Short problem:
Everything in the data should be repeated exactly, save for the images.
══════
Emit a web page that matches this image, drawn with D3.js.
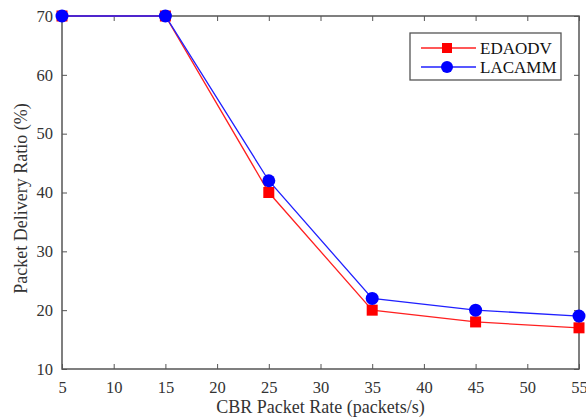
<!DOCTYPE html>
<html>
<head>
<meta charset="utf-8">
<script src="https://cdn.jsdelivr.net/npm/d3@7"></script>
<style>
body { margin: 0; background: #fff; }
text { font-family: "Liberation Serif", "Times New Roman", serif; }
</style>
</head>
<body>
<div id="chart"></div>
<script>
// data
var rates = [5, 15, 25, 35, 45, 55];
var edaodv = [70, 70, 40, 20, 18, 17];
var lacamm = [70, 70, 42, 22, 20, 19];
var xTicks = [5, 10, 15, 20, 25, 30, 35, 40, 45, 50, 55];
var yTicks = [10, 20, 30, 40, 50, 60, 70];

var margin = {top: 16, right: 7, bottom: 51, left: 62},
    width = 586 - margin.left - margin.right,
    height = 420 - margin.top - margin.bottom;

var svg = d3.select("#chart")
  .append("svg")
  .attr("width", 586)
  .attr("height", 420)
  .append("g")
  .attr("transform", "translate(" + margin.left + "," + margin.top + ")");

var x = d3.scaleLinear().domain([5, 55]).range([0, width]);
var y = d3.scaleLinear().domain([10, 70]).range([height, 0]);

var axisColor = "#555";
var textColor = "#333";

// box
svg.append("rect")
  .attr("width", width).attr("height", height)
  .attr("fill", "none").attr("stroke", axisColor).attr("stroke-width", 1.5);

// axes with inward ticks
var gx = svg.append("g")
  .attr("transform", "translate(0," + height + ")")
  .call(d3.axisBottom(x).tickValues(xTicks).tickSize(-5).tickPadding(12));
var gy = svg.append("g")
  .call(d3.axisLeft(y).tickValues(yTicks).tickSize(-5).tickPadding(9));
var gxTop = svg.append("g")
  .call(d3.axisTop(x).tickValues(xTicks).tickSize(-5).tickFormat(""));
var gyRight = svg.append("g")
  .attr("transform", "translate(" + width + ",0)")
  .call(d3.axisRight(y).tickValues(yTicks).tickSize(-5).tickFormat(""));

[gx, gy, gxTop, gyRight].forEach(function(g) {
  g.select(".domain").remove();
  g.selectAll(".tick line").attr("stroke", axisColor);
  g.selectAll(".tick text")
    .attr("fill", textColor)
    .style("font-size", "16.5px")
    .style("font-family", "Liberation Serif, serif");
});

// axis labels
svg.append("text")
  .attr("x", width / 2)
  .attr("y", height + 44)
  .attr("text-anchor", "middle")
  .attr("fill", textColor)
  .style("font-size", "18px")
  .text("CBR Packet Rate (packets/s)");

svg.append("text")
  .attr("text-anchor", "middle")
  .attr("transform", "translate(-35," + (height / 2 + 6) + ")rotate(-90)")
  .attr("fill", textColor)
  .style("font-size", "18px")
  .text("Packet Delivery Ratio (%)");

var line = d3.line()
  .x(function(d, i) { return x(rates[i]); })
  .y(function(d) { return y(d); });

// EDAODV
svg.append("path")
  .datum(edaodv)
  .attr("fill", "none")
  .attr("stroke", "#ff2020")
  .attr("stroke-width", 1.3)
  .attr("d", line);
svg.append("g")
  .selectAll("rect")
  .data(edaodv)
  .enter()
  .append("rect")
  .attr("x", function(d, i) { return x(rates[i]) - 5.5; })
  .attr("y", function(d) { return y(d) - 5.5; })
  .attr("width", 11)
  .attr("height", 11)
  .attr("fill", "#ff0000");

// LACAMM
svg.append("path")
  .datum(lacamm)
  .attr("fill", "none")
  .attr("stroke", "#2020ff")
  .attr("stroke-width", 1.3)
  .attr("d", line);
svg.append("g")
  .selectAll("circle")
  .data(lacamm)
  .enter()
  .append("circle")
  .attr("cx", function(d, i) { return x(rates[i]); })
  .attr("cy", function(d) { return y(d); })
  .attr("r", 6.5)
  .attr("fill", "#0000ff");

// legend
var legend = svg.append("g").attr("transform", "translate(" + (410 - margin.left) + "," + (33 - margin.top) + ")");
legend.append("rect")
  .attr("width", 151).attr("height", 47)
  .attr("fill", "#fff").attr("stroke", axisColor).attr("stroke-width", 1.3);
var entries = [
  {name: "EDAODV", color: "#ff2020", mark: "square"},
  {name: "LACAMM", color: "#2020ff", mark: "circle"}
];
entries.forEach(function(e, i) {
  var yy = 15 + i * 19;
  legend.append("line")
    .attr("x1", 11).attr("x2", 66).attr("y1", yy).attr("y2", yy)
    .attr("stroke", e.color).attr("stroke-width", 1.3);
  if (e.mark == "square") {
    legend.append("rect")
      .attr("x", 37 - 5).attr("y", yy - 5).attr("width", 10).attr("height", 10)
      .attr("fill", "#ff0000");
  } else {
    legend.append("circle")
      .attr("cx", 37).attr("cy", yy).attr("r", 6)
      .attr("fill", "#0000ff");
  }
  legend.append("text")
    .attr("x", 70).attr("y", yy + 6)
    .attr("fill", "#111")
    .style("font-size", "17px")
    .text(e.name);
});
</script>
</body>
</html>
══════
Task result:
Emit a web page that matches this image, drawn with D3.js.
<!DOCTYPE html>
<html>
<head>
<meta charset="utf-8">
<script src="https://cdn.jsdelivr.net/npm/d3@7"></script>
<style>
body { margin: 0; background: #fff; }
text { font-family: "Liberation Serif", "Times New Roman", serif; }
</style>
</head>
<body>
<div id="chart"></div>
<script>
// data
var rates = [5, 15, 25, 35, 45, 55];
var edaodv = [70, 70, 40, 20, 18, 17];
var lacamm = [70, 70, 42, 22, 20, 19];
var xTicks = [5, 10, 15, 20, 25, 30, 35, 40, 45, 50, 55];
var yTicks = [10, 20, 30, 40, 50, 60, 70];

var margin = {top: 16, right: 7, bottom: 51, left: 62},
    width = 586 - margin.left - margin.right,
    height = 420 - margin.top - margin.bottom;

var svg = d3.select("#chart")
  .append("svg")
  .attr("width", 586)
  .attr("height", 420)
  .append("g")
  .attr("transform", "translate(" + margin.left + "," + margin.top + ")");

var x = d3.scaleLinear().domain([5, 55]).range([0, width]);
var y = d3.scaleLinear().domain([10, 70]).range([height, 0]);

var axisColor = "#555";
var textColor = "#333";

// box
svg.append("rect")
  .attr("width", width).attr("height", height)
  .attr("fill", "none").attr("stroke", axisColor).attr("stroke-width", 1.5);

// axes with inward ticks
var gx = svg.append("g")
  .attr("transform", "translate(0," + height + ")")
  .call(d3.axisBottom(x).tickValues(xTicks).tickSize(-5).tickPadding(12));
var gy = svg.append("g")
  .call(d3.axisLeft(y).tickValues(yTicks).tickSize(-5).tickPadding(9));
var gxTop = svg.append("g")
  .call(d3.axisTop(x).tickValues(xTicks).tickSize(-5).tickFormat(""));
var gyRight = svg.append("g")
  .attr("transform", "translate(" + width + ",0)")
  .call(d3.axisRight(y).tickValues(yTicks).tickSize(-5).tickFormat(""));

[gx, gy, gxTop, gyRight].forEach(function(g) {
  g.select(".domain").remove();
  g.selectAll(".tick line").attr("stroke", axisColor);
  g.selectAll(".tick text")
    .attr("fill", textColor)
    .style("font-size", "16.5px")
    .style("font-family", "Liberation Serif, serif");
});

// axis labels
svg.append("text")
  .attr("x", width / 2)
  .attr("y", height + 44)
  .attr("text-anchor", "middle")
  .attr("fill", textColor)
  .style("font-size", "18px")
  .text("CBR Packet Rate (packets/s)");

svg.append("text")
  .attr("text-anchor", "middle")
  .attr("transform", "translate(-35," + (height / 2 + 6) + ")rotate(-90)")
  .attr("fill", textColor)
  .style("font-size", "18px")
  .text("Packet Delivery Ratio (%)");

var line = d3.line()
  .x(function(d, i) { return x(rates[i]); })
  .y(function(d) { return y(d); });

// EDAODV
svg.append("path")
  .datum(edaodv)
  .attr("fill", "none")
  .attr("stroke", "#ff2020")
  .attr("stroke-width", 1.3)
  .attr("d", line);
svg.append("g")
  .selectAll("rect")
  .data(edaodv)
  .enter()
  .append("rect")
  .attr("x", function(d, i) { return x(rates[i]) - 5.5; })
  .attr("y", function(d) { return y(d) - 5.5; })
  .attr("width", 11)
  .attr("height", 11)
  .attr("fill", "#ff0000");

// LACAMM
svg.append("path")
  .datum(lacamm)
  .attr("fill", "none")
  .attr("stroke", "#2020ff")
  .attr("stroke-width", 1.3)
  .attr("d", line);
svg.append("g")
  .selectAll("circle")
  .data(lacamm)
  .enter()
  .append("circle")
  .attr("cx", function(d, i) { return x(rates[i]); })
  .attr("cy", function(d) { return y(d); })
  .attr("r", 6.5)
  .attr("fill", "#0000ff");

// legend
var legend = svg.append("g").attr("transform", "translate(" + (410 - margin.left) + "," + (33 - margin.top) + ")");
legend.append("rect")
  .attr("width", 151).attr("height", 47)
  .attr("fill", "#fff").attr("stroke", axisColor).attr("stroke-width", 1.3);
var entries = [
  {name: "EDAODV", color: "#ff2020", mark: "square"},
  {name: "LACAMM", color: "#2020ff", mark: "circle"}
];
entries.forEach(function(e, i) {
  var yy = 15 + i * 19;
  legend.append("line")
    .attr("x1", 11).attr("x2", 66).attr("y1", yy).attr("y2", yy)
    .attr("stroke", e.color).attr("stroke-width", 1.3);
  if (e.mark == "square") {
    legend.append("rect")
      .attr("x", 37 - 5).attr("y", yy - 5).attr("width", 10).attr("height", 10)
      .attr("fill", "#ff0000");
  } else {
    legend.append("circle")
      .attr("cx", 37).attr("cy", yy).attr("r", 6)
      .attr("fill", "#0000ff");
  }
  legend.append("text")
    .attr("x", 70).attr("y", yy + 6)
    .attr("fill", "#111")
    .style("font-size", "17px")
    .text(e.name);
});
</script>
</body>
</html>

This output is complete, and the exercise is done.